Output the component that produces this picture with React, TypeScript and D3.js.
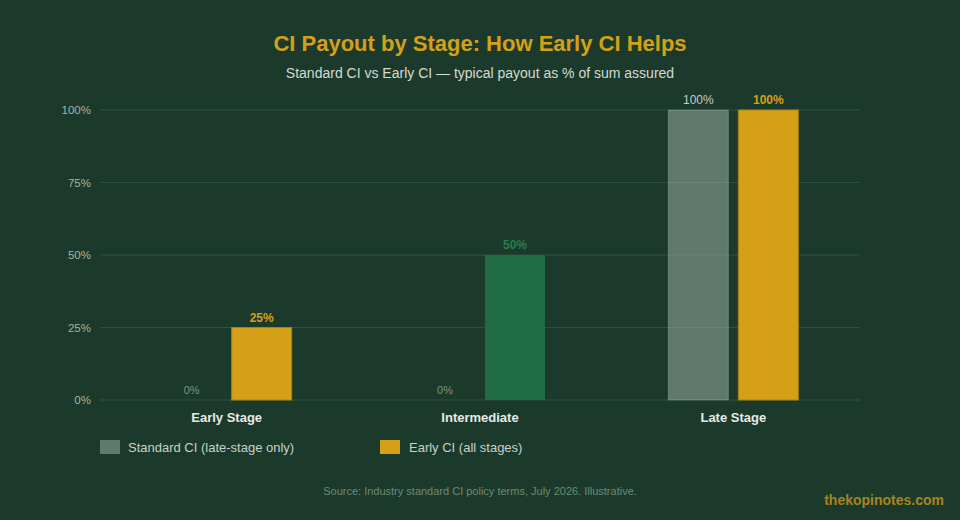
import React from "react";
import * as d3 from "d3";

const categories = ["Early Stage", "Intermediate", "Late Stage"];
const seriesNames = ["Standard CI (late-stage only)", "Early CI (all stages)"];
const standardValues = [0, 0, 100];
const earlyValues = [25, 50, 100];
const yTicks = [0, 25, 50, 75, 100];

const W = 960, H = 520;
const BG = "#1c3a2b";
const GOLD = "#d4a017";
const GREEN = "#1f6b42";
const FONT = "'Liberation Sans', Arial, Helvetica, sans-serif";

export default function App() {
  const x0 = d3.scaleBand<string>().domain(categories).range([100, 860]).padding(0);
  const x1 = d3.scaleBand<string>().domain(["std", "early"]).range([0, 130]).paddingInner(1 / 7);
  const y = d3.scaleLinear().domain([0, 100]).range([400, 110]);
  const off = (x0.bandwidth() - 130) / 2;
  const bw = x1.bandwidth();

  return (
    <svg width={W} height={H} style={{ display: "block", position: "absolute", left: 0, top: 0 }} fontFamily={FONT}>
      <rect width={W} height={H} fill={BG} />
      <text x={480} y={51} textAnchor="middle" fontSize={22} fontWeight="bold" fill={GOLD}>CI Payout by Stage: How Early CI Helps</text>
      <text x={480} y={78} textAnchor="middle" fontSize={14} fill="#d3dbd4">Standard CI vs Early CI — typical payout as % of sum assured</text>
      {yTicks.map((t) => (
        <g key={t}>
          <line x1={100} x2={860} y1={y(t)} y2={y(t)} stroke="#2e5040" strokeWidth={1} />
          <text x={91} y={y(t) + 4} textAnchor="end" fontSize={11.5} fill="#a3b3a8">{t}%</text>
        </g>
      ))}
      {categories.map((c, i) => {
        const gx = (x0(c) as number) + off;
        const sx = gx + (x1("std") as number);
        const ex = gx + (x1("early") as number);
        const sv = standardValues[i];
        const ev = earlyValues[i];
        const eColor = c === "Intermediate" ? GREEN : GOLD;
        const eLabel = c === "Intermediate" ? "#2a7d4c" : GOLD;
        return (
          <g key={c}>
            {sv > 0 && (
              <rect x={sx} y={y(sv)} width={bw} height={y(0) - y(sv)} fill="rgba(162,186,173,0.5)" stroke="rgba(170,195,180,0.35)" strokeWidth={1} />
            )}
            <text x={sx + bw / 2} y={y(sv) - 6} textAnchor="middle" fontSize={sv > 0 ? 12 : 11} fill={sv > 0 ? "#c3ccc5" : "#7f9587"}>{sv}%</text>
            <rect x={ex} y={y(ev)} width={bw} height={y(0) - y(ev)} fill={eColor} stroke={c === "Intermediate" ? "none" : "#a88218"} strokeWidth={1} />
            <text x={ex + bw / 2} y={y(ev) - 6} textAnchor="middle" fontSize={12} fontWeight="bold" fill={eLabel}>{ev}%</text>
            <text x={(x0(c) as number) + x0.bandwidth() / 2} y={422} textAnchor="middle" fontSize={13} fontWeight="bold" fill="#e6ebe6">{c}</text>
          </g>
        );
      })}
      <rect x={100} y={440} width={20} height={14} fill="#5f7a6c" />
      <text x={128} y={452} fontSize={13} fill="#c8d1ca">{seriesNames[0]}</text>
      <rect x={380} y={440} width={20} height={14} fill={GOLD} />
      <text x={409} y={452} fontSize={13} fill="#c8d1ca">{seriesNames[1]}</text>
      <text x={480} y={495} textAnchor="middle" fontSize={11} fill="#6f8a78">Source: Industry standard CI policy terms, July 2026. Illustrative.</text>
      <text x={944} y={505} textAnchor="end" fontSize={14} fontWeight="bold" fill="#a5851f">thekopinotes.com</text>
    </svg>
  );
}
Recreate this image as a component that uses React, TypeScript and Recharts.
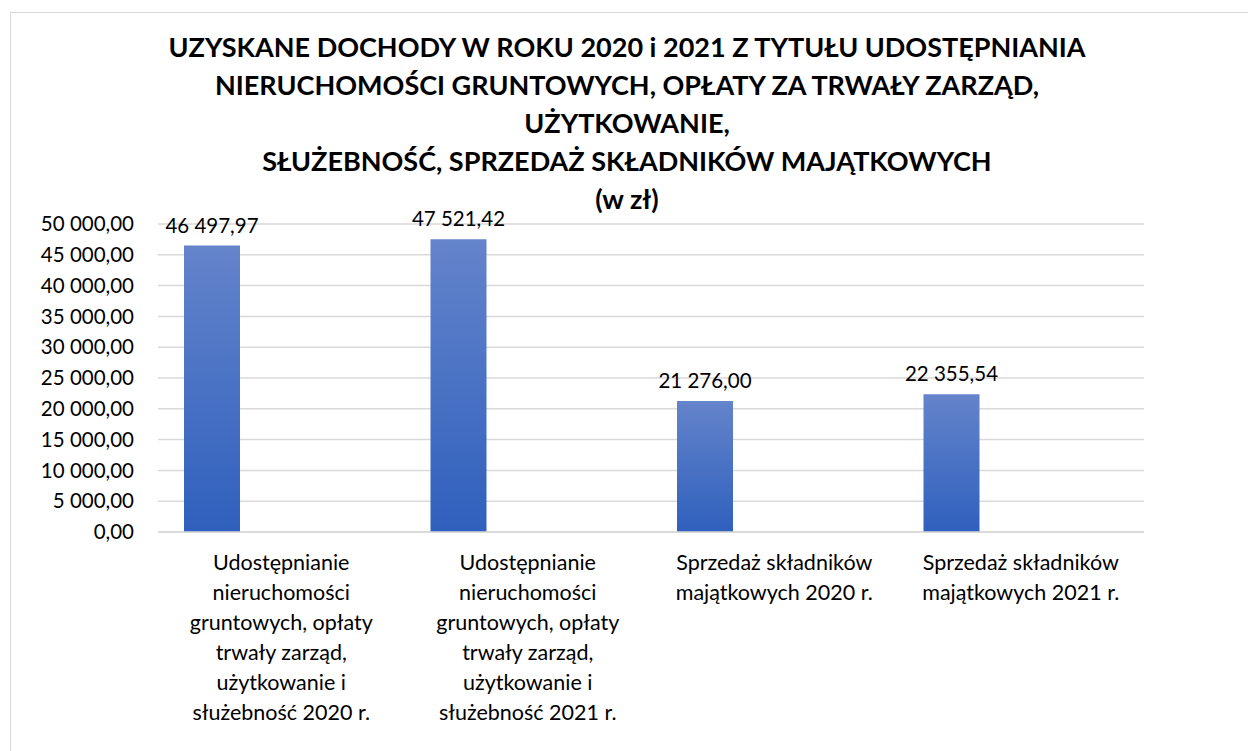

-=-=-

Task details → Replicate the material above verbatim; images stay out of the copy.

Written answer →
Output the component that produces this picture with React, TypeScript and D3.js.
import React from "react";
import * as d3 from "d3";

const categories = ["Early Stage", "Intermediate", "Late Stage"];
const seriesNames = ["Standard CI (late-stage only)", "Early CI (all stages)"];
const standardValues = [0, 0, 100];
const earlyValues = [25, 50, 100];
const yTicks = [0, 25, 50, 75, 100];

const W = 960, H = 520;
const BG = "#1c3a2b";
const GOLD = "#d4a017";
const GREEN = "#1f6b42";
const FONT = "'Liberation Sans', Arial, Helvetica, sans-serif";

export default function App() {
  const x0 = d3.scaleBand<string>().domain(categories).range([100, 860]).padding(0);
  const x1 = d3.scaleBand<string>().domain(["std", "early"]).range([0, 130]).paddingInner(1 / 7);
  const y = d3.scaleLinear().domain([0, 100]).range([400, 110]);
  const off = (x0.bandwidth() - 130) / 2;
  const bw = x1.bandwidth();

  return (
    <svg width={W} height={H} style={{ display: "block", position: "absolute", left: 0, top: 0 }} fontFamily={FONT}>
      <rect width={W} height={H} fill={BG} />
      <text x={480} y={51} textAnchor="middle" fontSize={22} fontWeight="bold" fill={GOLD}>CI Payout by Stage: How Early CI Helps</text>
      <text x={480} y={78} textAnchor="middle" fontSize={14} fill="#d3dbd4">Standard CI vs Early CI — typical payout as % of sum assured</text>
      {yTicks.map((t) => (
        <g key={t}>
          <line x1={100} x2={860} y1={y(t)} y2={y(t)} stroke="#2e5040" strokeWidth={1} />
          <text x={91} y={y(t) + 4} textAnchor="end" fontSize={11.5} fill="#a3b3a8">{t}%</text>
        </g>
      ))}
      {categories.map((c, i) => {
        const gx = (x0(c) as number) + off;
        const sx = gx + (x1("std") as number);
        const ex = gx + (x1("early") as number);
        const sv = standardValues[i];
        const ev = earlyValues[i];
        const eColor = c === "Intermediate" ? GREEN : GOLD;
        const eLabel = c === "Intermediate" ? "#2a7d4c" : GOLD;
        return (
          <g key={c}>
            {sv > 0 && (
              <rect x={sx} y={y(sv)} width={bw} height={y(0) - y(sv)} fill="rgba(162,186,173,0.5)" stroke="rgba(170,195,180,0.35)" strokeWidth={1} />
            )}
            <text x={sx + bw / 2} y={y(sv) - 6} textAnchor="middle" fontSize={sv > 0 ? 12 : 11} fill={sv > 0 ? "#c3ccc5" : "#7f9587"}>{sv}%</text>
            <rect x={ex} y={y(ev)} width={bw} height={y(0) - y(ev)} fill={eColor} stroke={c === "Intermediate" ? "none" : "#a88218"} strokeWidth={1} />
            <text x={ex + bw / 2} y={y(ev) - 6} textAnchor="middle" fontSize={12} fontWeight="bold" fill={eLabel}>{ev}%</text>
            <text x={(x0(c) as number) + x0.bandwidth() / 2} y={422} textAnchor="middle" fontSize={13} fontWeight="bold" fill="#e6ebe6">{c}</text>
          </g>
        );
      })}
      <rect x={100} y={440} width={20} height={14} fill="#5f7a6c" />
      <text x={128} y={452} fontSize={13} fill="#c8d1ca">{seriesNames[0]}</text>
      <rect x={380} y={440} width={20} height={14} fill={GOLD} />
      <text x={409} y={452} fontSize={13} fill="#c8d1ca">{seriesNames[1]}</text>
      <text x={480} y={495} textAnchor="middle" fontSize={11} fill="#6f8a78">Source: Industry standard CI policy terms, July 2026. Illustrative.</text>
      <text x={944} y={505} textAnchor="end" fontSize={14} fontWeight="bold" fill="#a5851f">thekopinotes.com</text>
    </svg>
  );
}
Recreate this image as a component that uses React, TypeScript and Recharts.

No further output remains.